Developing culturally appropriate responses to gender-based violence from help-seeking to safety planning and intervention:
Adapting myPlan for Kyrgyzstan
The Development Marketplace Award enables the researchers to adapt a personalized safety planning mobile phone application to the Kyrgyz context. This evidence-based, women-centered application was developed by Johns Hopkins University to assist women in abusive relationships to assess danger, weigh their priorities, and access a personalized safety plan with links to resources.
Jill Theresa Messing, MSW, PhD is an Associate Professor in the School of Social Work and the Director of the Office of Gender-Based Violence at Arizona State University. She has published over 60 articles and book chapters and is the co-editor of the 3rd edition of Assessing Dangerousness: Domestic violence offenders and child abusers.
Dr. Messing specializes in the development and testing of intimate partner violence risk assessments and is particularly interested in the use of risk assessment in collaborative and innovative interventions as a strategy for reducing intimate partner homicide.
Dr. Messing and her colleagues developed myPlan (www.myplanapp.org), and she is a co-investigator on three NIH-funded randomized controlled trials examining the effectiveness of this web-based safety planning tool for women in abusive relationships.
Biubiusara Ryskulova is the Director of Public Association “Crisis Center Sezim”. Crisis Center Sezim has been successfully operating in Kyrgyzstan for 20 years in the field of gender-based violence, eliminating discrimination and violence against women and girls, and supporting family through providing shelter, transitional housing and rehabilitation programs.

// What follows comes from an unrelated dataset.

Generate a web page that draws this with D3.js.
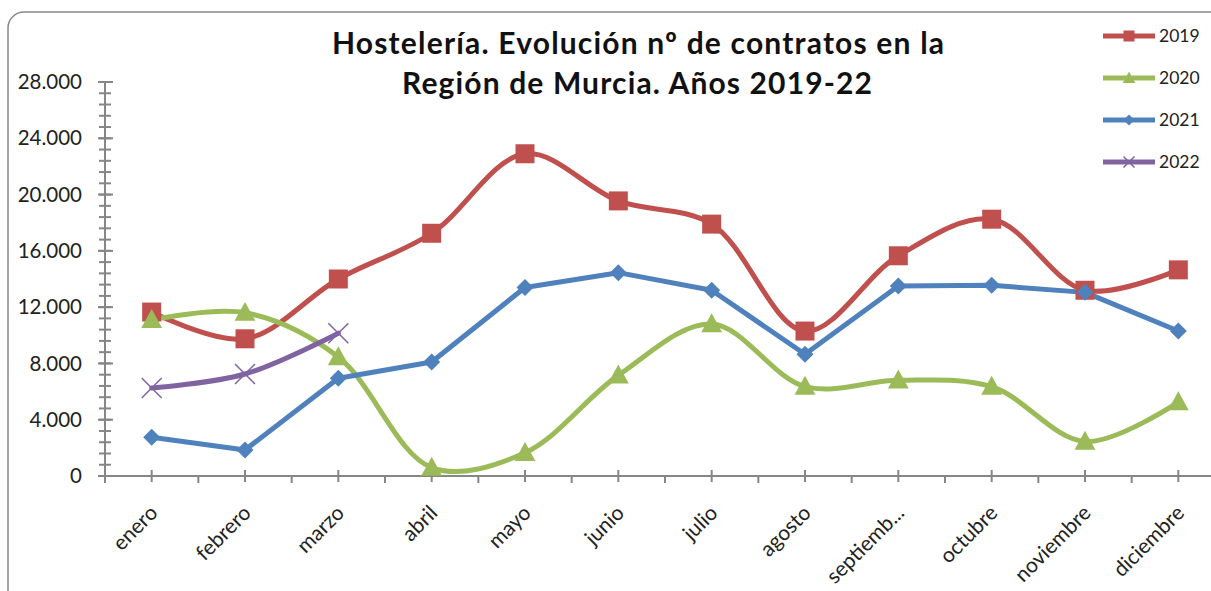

She is a practicing psychologist, family mediator and public defender in the courts for victims of gender-based violence and human trafficking. She was awarded a State Medal “Dank (Fame)” by President Atambaev in 2017, received a “Woman of Courage” Award from the United States Department of State in 2007, and was a nominee for a Nobel Peace Prize from Kyrgyzstan in 2005.
Crisis Center “Sezim” provides implementation and technical support for this project, including provision of a project site for the planned activities and professional capacity building of local employees.